# DIRECTION
Skip pictures in the listing below; copy exactly the lines from the one with "Write the Chart.js code for this chart." through the one with "const nb = n => '\u00a0'.repeat(n);", inclusive.

# SUPPLIED MATERIAL
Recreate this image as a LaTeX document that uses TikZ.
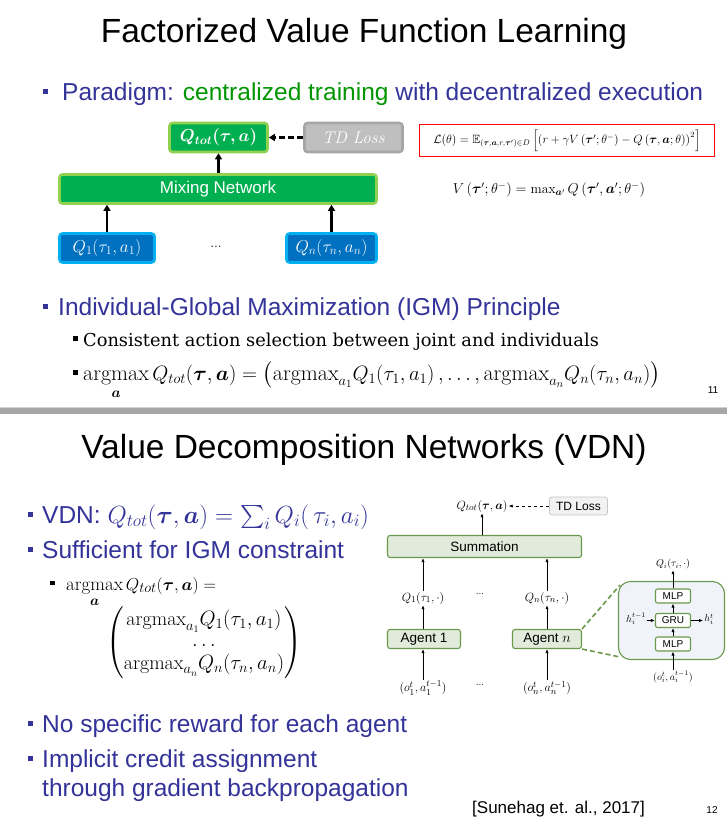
\documentclass[tikz,border=0pt]{standalone}
\usepackage{fontspec}
\usepackage{amsmath,amssymb,bm}
\usetikzlibrary{positioning,calc,arrows.meta}
\newfontfamily\arial{Liberation Sans}
\newfontfamily\cambria{DejaVu Serif}
\definecolor{slideblue}{RGB}{51,51,153}
\definecolor{slidegreen}{RGB}{0,150,0}
\definecolor{mixgreen}{RGB}{0,176,80}
\definecolor{mixedge}{RGB}{146,208,80}
\definecolor{qblue}{RGB}{0,112,192}
\definecolor{qedge}{RGB}{0,176,240}
\definecolor{tdgray}{RGB}{191,191,191}
\definecolor{tdedge}{RGB}{166,166,166}
\definecolor{vdnfill}{RGB}{226,235,219}
\definecolor{vdnedge}{RGB}{106,153,75}
\definecolor{cellback}{RGB}{240,244,250}
\colorlet{lgray}{gray!70}
\newcommand{\fsz}[1]{\fontsize{#1}{#1}\selectfont}

\begin{document}
\begin{tikzpicture}[x=1pt,y=-1pt,
    mixbox/.style={draw=mixedge,fill=mixgreen,line width=2.6pt,rounded corners=3pt,text=white,inner sep=0pt},
    qbox/.style={draw=qedge,fill=qblue,line width=2.6pt,rounded corners=3pt,text=white,inner sep=0pt},
    tdbox/.style={draw=tdedge,fill=tdgray,line width=2.6pt,rounded corners=3pt,text=white,inner sep=0pt},
    fatarrow/.style={-{Triangle[length=6pt,width=7pt]},line width=2.2pt},
    vdnbox/.style={draw=vdnedge,fill=vdnfill,line width=1.1pt,rounded corners=2.5pt,inner sep=0pt,font=\arial\fsz{13.5}},
    cellbox/.style={draw=vdnedge,fill=white,line width=1.1pt,rounded corners=2pt,inner sep=0pt,minimum width=35,minimum height=14,font=\arial\fsz{10}},
    thinarrow/.style={-{Latex[length=4pt,width=3.2pt]},line width=0.7pt},
    bigtext/.style={anchor=base west,inner sep=0pt,text=slideblue,font=\arial\fsz{24.5}},
    serifline/.style={anchor=base west,inner sep=0pt,font=\fsz{22}}]
\useasboundingbox[fill=white] (0,0) rectangle (727,817);

% slide 11
\node[anchor=base,inner sep=0pt,font=\arial\fsz{33.5}] (title1) at (364,42) {Factorized Value Function Learning};
\node[bigtext] (paradigm) at (62,100) {Paradigm: \textcolor{slidegreen}{centralized training} with decentralized execution};
\node[bigtext] (igm) at (58,315) {Individual-Global Maximization (IGM) Principle};
\node[serifline,font=\cambria\fsz{17.8}] (consistent) at (83,346) {Consistent action selection between joint and individuals};
\node[serifline] (argmaxline) at (83,380) {$\mathop{\mathrm{argmax}}\limits_{\bm a} Q_{tot}(\bm\tau,\bm a)=\bigl(\mathrm{argmax}_{a_1}Q_1(\tau_1,a_1)\,,\dots,\mathrm{argmax}_{a_n}Q_n(\tau_n,a_n)\bigr)$};
\node[anchor=base,inner sep=0pt,font=\arial\fsz{10}] (page11) at (713,393) {11};
\foreach \by in {100,315}{
    \fill[slideblue] (43,\by-11.5) rectangle +(5,5);
}
\foreach \by in {346,380}{
    \fill[black] (73,\by-10) rectangle +(4.5,4.5);
}

% mixing network
\node[mixbox,minimum width=98,minimum height=29,font=\fsz{17}] (qtot) at (218.5,137.5) {$\bm{Q_{tot}(\tau,a)}$};
\node[tdbox,minimum width=98,minimum height=29,font=\itshape\fsz{17}] (tdloss) at (353.5,137.5) {TD Loss};
\node[mixbox,minimum width=317,minimum height=29,font=\arial\fsz{17}] (mixing) at (218,189) {Mixing Network};
\node[qbox,minimum width=95,minimum height=29,font=\fsz{18}] (q1) at (107,248) {$Q_1(\tau_1,a_1)$};
\node[qbox,minimum width=90,minimum height=29,font=\fsz{18}] (qn) at (331.5,248) {$Q_n(\tau_n,a_n)$};
\node[font=\fsz{14}] (qdots) at (216,247) {...};
\draw[fatarrow] (q1.north) -- (q1.north |- mixing.south);
\draw[fatarrow] (qn.north) -- (qn.north |- mixing.south);
\draw[fatarrow] (mixing.north -| qtot) -- (qtot.south);
\draw[fatarrow,dashed,dash pattern=on 6pt off 3pt] (tdloss.west) -- (qtot.east);

% loss
\node[draw=red,line width=1.3pt,minimum width=295,minimum height=32,inner sep=0pt,font=\fsz{12}] (loss) at (567,140.5)
    {$\mathcal{L}(\theta)=\mathbb{E}_{(\bm\tau,\bm a,r,\bm\tau')\in D}\left[\left(r+\gamma V\left(\bm\tau';\theta^-\right)-Q\left(\bm\tau,\bm a;\theta\right)\right)^2\right]$};
\node[inner sep=0pt,font=\fsz{13.7}] (vtarget) at (549,190) {$V\left(\bm\tau';\theta^-\right)=\max_{\bm a'}Q\left(\bm\tau',\bm a';\theta^-\right)$};

% divider
\fill[lgray] (0,408) rectangle (727,414);
\fill[gray!35] (0,406.5) rectangle (727,408);

% slide 12
\node[anchor=base,inner sep=0pt,font=\arial\fsz{33.5}] (title2) at (364,458) {Value Decomposition Networks (VDN)};
\node[bigtext] (vdn) at (42,523) {VDN: \fsz{23}$Q_{tot}(\bm\tau,\bm a)=\sum_i Q_i(\,\tau_i,a_i)$};
\node[bigtext] (sufficient) at (42,558) {Sufficient for IGM constraint};
\node[serifline,font=\fsz{19}] (argmaxsub) at (66,590) {$\mathop{\mathrm{argmax}}\limits_{\bm a} Q_{tot}(\bm\tau,\bm a)=$};
\node[inner sep=0pt,font=\fsz{20}] (argmaxvec) at (204,643)
    {$\begin{pmatrix}\mathrm{argmax}_{a_1}Q_1(\tau_1,a_1)\\[1pt] \dots\\[1pt] \mathrm{argmax}_{a_n}Q_n(\tau_n,a_n)\end{pmatrix}$};
\node[bigtext] (noreward) at (42,732) {No specific reward for each agent};
\node[bigtext] (credit) at (42,767) {Implicit credit assignment};
\node[bigtext] (credit2) at (42,796) {through gradient backpropagation};
\node[anchor=base west,inner sep=0pt,font=\arial\fsz{17}] (cite) at (472,813) {[Sunehag et. al., 2017]};
\node[anchor=base,inner sep=0pt,font=\arial\fsz{10}] (page12) at (712,813) {12};
\foreach \by in {523,558,732,767}{
    \fill[slideblue] (28,\by-11.5) rectangle +(5,5);
}
\fill[black] (50,580.5) rectangle +(4.5,4.5);

% vdn network
\node[inner sep=1pt,font=\fsz{12.5}] (qtotv) at (482,506) {$Q_{tot}(\bm\tau,\bm a)$};
\node[draw=gray!45,fill=gray!10,line width=0.8pt,rounded corners=2.5pt,minimum width=58,minimum height=18,inner sep=0pt,font=\arial\fsz{12}] (tdv) at (578.5,506) {TD Loss};
\node[vdnbox,minimum width=194,minimum height=22] (summation) at (484.5,546.5) {Summation};
\node[inner sep=1pt,font=\fsz{12.5}] (q1v) at (423,598) {$Q_1(\tau_1,\cdot)$};
\node[inner sep=1pt,font=\fsz{12.5}] (qnv) at (547,598) {$Q_n(\tau_n,\cdot)$};
\node[font=\fsz{10}] (qvdots) at (480,594) {...};
\node[vdnbox,minimum width=73,minimum height=19] (agent1) at (424,639) {Agent 1};
\node[vdnbox,minimum width=69,minimum height=19] (agentn) at (547,639) {Agent \fsz{14}$n$};
\node[inner sep=1pt,font=\fsz{12.5}] (in1) at (423,688) {$(o_1^t,a_1^{t-1})$};
\node[inner sep=1pt,font=\fsz{12.5}] (inn) at (547,688) {$(o_n^t,a_n^{t-1})$};
\node[font=\fsz{10}] (invdots) at (480,685) {...};
\draw[thinarrow,dashed] (tdv.west) -- (qtotv.east);
\draw[thinarrow] (summation.north -| qtotv) -- (qtotv.south);
\draw[thinarrow] (q1v.north) -- (q1v.north |- summation.south);
\draw[thinarrow] (qnv.north) -- (qnv.north |- summation.south);
\draw[thinarrow] (agent1.north -| q1v) -- (q1v.south);
\draw[thinarrow] (agentn.north -| qnv) -- (qnv.south);
\draw[thinarrow] (in1.north) -- (in1.north |- agent1.south);
\draw[thinarrow] (inn.north) -- (inn.north |- agentn.south);

% agent internals
\node[draw=vdnedge,fill=cellback,line width=1.1pt,rounded corners=12pt,minimum width=106,minimum height=78] (cell) at (671.5,620.5) {};
\node[cellbox] (mlptop) at (673,596) {MLP};
\node[cellbox] (gru) at (673,620.5) {GRU};
\node[cellbox] (mlpbot) at (673,644) {MLP};
\node[inner sep=1pt,font=\fsz{10}] (qi) at (673,564) {$Q_i(\tau_i,\cdot)$};
\node[inner sep=1pt,font=\fsz{10}] (hprev) at (636,619) {$h_i^{t-1}$};
\node[inner sep=1pt,font=\fsz{10}] (hnext) at (709,619) {$h_i^t$};
\node[inner sep=1pt,font=\fsz{10}] (oi) at (673,677) {$(o_i^t,a_i^{t-1})$};
\draw[thinarrow] (mlptop.north) -- (qi.south);
\draw[thinarrow] (gru.north) -- (mlptop.south);
\draw[thinarrow] (mlpbot.north) -- (gru.south);
\draw[thinarrow] (oi.north) -- (mlpbot.south);
\draw[thinarrow] (hprev.east |- gru.west) -- (gru.west);
\draw[thinarrow] (gru.east) -- (hnext.west |- gru.east);
\coordinate (zoomtop) at (620,585);
\coordinate (zoombot) at (620,657);
\draw[vdnedge,line width=1.6pt,dash pattern=on 5pt off 3pt] (agentn.north east) -- (zoomtop);
\draw[vdnedge,line width=1.6pt,dash pattern=on 5pt off 3pt] (agentn.south east) -- (zoombot);
\end{tikzpicture}
\end{document}
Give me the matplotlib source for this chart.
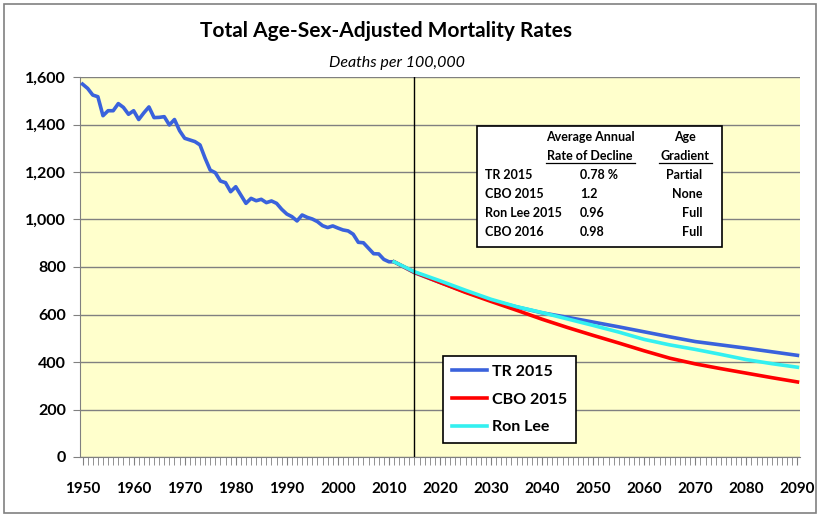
import numpy as np
import matplotlib
matplotlib.use('Agg')
import matplotlib.pyplot as plt
from matplotlib.patches import Rectangle
from matplotlib.lines import Line2D

plt.rcParams['font.family'] = ['Lato', 'DejaVu Sans']

# historical series, 1950-2011
hist_years = list(range(1950, 2012))
hist_rate = [1570, 1552, 1524, 1517, 1437, 1458, 1458, 1488, 1472, 1443,
             1458, 1421, 1449, 1474, 1429, 1430, 1433, 1398, 1421, 1374,
             1342, 1335, 1328, 1314, 1258, 1208, 1197, 1162, 1155, 1117,
             1138, 1103, 1068, 1089, 1079, 1085, 1071, 1078, 1068, 1043,
             1023, 1012, 994, 1019, 1009, 1002, 991, 974, 966, 973,
             964, 956, 952, 938, 904, 902, 879, 856, 855, 832,
             822, 822]

# projections, 2011 then every 5 years
proj_years = [2011, 2015, 2020, 2025, 2030, 2035, 2040, 2045, 2050,
              2055, 2060, 2065, 2070, 2075, 2080, 2085, 2090]
tr2015 = [822, 776, 735, 695, 660, 632, 607, 588, 568,
          548, 527, 506, 486, 472, 458, 443, 428]
cbo2015 = [822, 778, 735, 693, 655, 618, 580, 545, 512,
           480, 447, 416, 392, 372, 353, 334, 316]
ronlee = [822, 780, 742, 702, 664, 633, 608, 581, 554,
          526, 495, 472, 453, 432, 410, 393, 378]

table_names = ['TR 2015', 'CBO 2015', 'Ron Lee 2015', 'CBO 2016']
table_rates = ['0.78 %', '1.2', '0.96', '0.98']
table_gradient = ['Partial', 'None', 'Full', 'Full']

W, H = 822, 518
fig = plt.figure(figsize=(W / 100, H / 100), dpi=100)

def fx(x):
    return x / W

def fy(y):
    return 1 - y / H

# outer chart border
fig.patches.append(Rectangle((fx(4), fy(513)), fx(812), 509 / H, transform=fig.transFigure,
                             fill=False, edgecolor='#808080', linewidth=1.2))

ax = fig.add_axes([fx(80), fy(457), fx(720), 380 / H])
ax.set_facecolor('#FFFFCC')

ax.plot(hist_years[:-1] + proj_years, hist_rate[:-1] + tr2015, color='#3A62DC', lw=2.6,
        label='TR 2015', zorder=3)
ax.plot(proj_years, cbo2015, color='#FF0000', lw=2.6, label='CBO 2015', zorder=4)
ax.plot(proj_years, ronlee, color='#33F0F0', lw=2.6, label='Ron Lee', zorder=5)

ax.axvline(2015, color='black', lw=1.0, zorder=6)

ax.set_xlim(1949.5, 2090.5)
ax.set_ylim(0, 1600)
ax.set_yticks(np.arange(0, 1601, 200))
ax.set_yticklabels(['{:,}'.format(v) for v in range(0, 1601, 200)])
ax.set_xticks(range(1950, 2091, 10))
ax.set_xticks(range(1950, 2091), minor=True)
ax.yaxis.grid(True, color='#808080', lw=1.0)
ax.set_axisbelow(True)

for s in ['top', 'right']:
    ax.spines[s].set_visible(False)
for s in ['left', 'bottom']:
    ax.spines[s].set_color('#808080')

ax.tick_params(axis='y', length=5, color='#808080', pad=5, labelsize=11.5)
ax.tick_params(axis='x', which='both', length=6, color='#808080', pad=12, labelsize=11)
for lab in ax.get_xticklabels() + ax.get_yticklabels():
    lab.set_fontweight('bold')

fig.text(fx(386), fy(31), 'Total Age-Sex-Adjusted Mortality Rates', ha='center', va='center',
         fontsize=15, fontweight='bold')
fig.text(fx(397), fy(63), 'Deaths per 100,000', ha='center', va='center',
         fontsize=11.5, fontstyle='italic')

# table box
fig.patches.append(Rectangle((fx(477), fy(247)), fx(245), 121 / H, transform=fig.transFigure,
                             facecolor='white', edgecolor='black', linewidth=1.2, zorder=10))
tk = dict(fontsize=9, fontweight='bold', va='center', zorder=11)
fig.text(fx(590), fy(137), 'Average Annual', ha='center', **tk)
fig.text(fx(590), fy(156), 'Rate of Decline', ha='center', **tk)
fig.text(fx(685), fy(137), 'Age', ha='center', **tk)
fig.text(fx(685), fy(156), 'Gradient', ha='center', **tk)
fig.lines.append(Line2D([fx(546), fx(635)], [fy(163), fy(163)], transform=fig.transFigure,
                        color='black', lw=0.9, zorder=11))
fig.lines.append(Line2D([fx(659), fx(712)], [fy(163), fy(163)], transform=fig.transFigure,
                        color='black', lw=0.9, zorder=11))
row_y = [175, 194, 213, 232]
for i in range(len(table_names)):
    fig.text(fx(485), fy(row_y[i]), table_names[i], ha='left', **tk)
    fig.text(fx(580), fy(row_y[i]), table_rates[i], ha='left', **tk)
    fig.text(fx(702), fy(row_y[i]), table_gradient[i], ha='right', **tk)

leg = ax.legend(loc='upper left', bbox_to_anchor=(fx(443), fy(356)), bbox_transform=fig.transFigure,
                frameon=True, fancybox=False, edgecolor='black', framealpha=1,
                prop={'weight': 'bold', 'size': 11.5}, handlelength=2.2, handletextpad=0.3,
                labelspacing=0.85, borderpad=0.55, borderaxespad=0)
leg.get_frame().set_linewidth(1.2)
leg.set_zorder(12)

fig.savefig('out.png', dpi=100)
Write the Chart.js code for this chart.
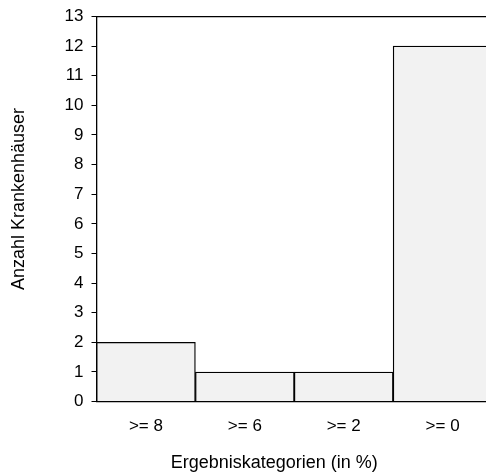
<!DOCTYPE html>
<html>
<head>
<meta charset="utf-8">
<script src="https://cdn.jsdelivr.net/npm/chart.js@4"></script>
<style>
  html, body { margin: 0; padding: 0; background: #fff; overflow: hidden; }
  #wrap { width: 492px; height: 472px; }
</style>
</head>
<body>
<div id="wrap"><canvas id="histChart"></canvas></div>
<script>
const categories = ['>= 8', '>= 6', '>= 2', '>= 0'];
const hospitalCounts = [2, 1, 1, 12];
const yTickMax = 13;

const ctx = document.getElementById('histChart').getContext('2d');
const family = 'Liberation Sans, Arial, sans-serif';
// titles sit a bit off-centre in the original, nudge with spaces
const nb = n => '\u00a0'.repeat(n);

new Chart(ctx, {
    type: 'bar',
    data: {
        labels: categories,
        datasets: [{
            data: hospitalCounts,
            backgroundColor: '#f2f2f2',
            borderColor: '#000',
            borderWidth: 1.3,
            barPercentage: 1,
            categoryPercentage: 1
        }]
    },
    options: {
        responsive: true,
        maintainAspectRatio: false,
        animation: false,
        layout: { padding: { top: 6, left: 0, right: 0, bottom: 0 } },
        plugins: {
            legend: { display: false },
            tooltip: { enabled: false }
        },
        scales: {
            x: {
                grid: { display: false, drawTicks: false },
                border: { color: '#000', width: 1.3 },
                ticks: { color: '#000', font: { family, size: 17 }, padding: 15 },
                title: {
                    display: true,
                    text: 'Ergebniskategorien (in %)' + nb(8),
                    color: '#000',
                    font: { family, size: 18, lineHeight: 1 },
                    padding: { top: 2, bottom: 0 }
                }
            },
            xTop: {
                type: 'category',
                position: 'top',
                grid: { display: false, drawTicks: false },
                border: { color: '#000', width: 1.3 },
                ticks: { display: false }
            },
            y: {
                min: 0,
                max: yTickMax,
                ticks: { stepSize: 1, color: '#000', font: { family, size: 17, lineHeight: 1 }, padding: 8 },
                grid: { drawOnChartArea: false, color: '#000', tickLength: 5 },
                border: { color: '#000', width: 1.3 },
                title: {
                    display: true,
                    text: nb(4) + 'Anzahl Krankenhäuser',
                    color: '#000',
                    font: { family, size: 18 },
                    padding: { top: 8, bottom: 27 }
                }
            }
        }
    }
});
</script>
</body>
</html>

# EXERCISE OUTPUT
Write the Chart.js code for this chart.
<!DOCTYPE html>
<html>
<head>
<meta charset="utf-8">
<script src="https://cdn.jsdelivr.net/npm/chart.js@4"></script>
<style>
  html, body { margin: 0; padding: 0; background: #fff; overflow: hidden; }
  #wrap { width: 492px; height: 472px; }
</style>
</head>
<body>
<div id="wrap"><canvas id="histChart"></canvas></div>
<script>
const categories = ['>= 8', '>= 6', '>= 2', '>= 0'];
const hospitalCounts = [2, 1, 1, 12];
const yTickMax = 13;

const ctx = document.getElementById('histChart').getContext('2d');
const family = 'Liberation Sans, Arial, sans-serif';
// titles sit a bit off-centre in the original, nudge with spaces
const nb = n => '\u00a0'.repeat(n);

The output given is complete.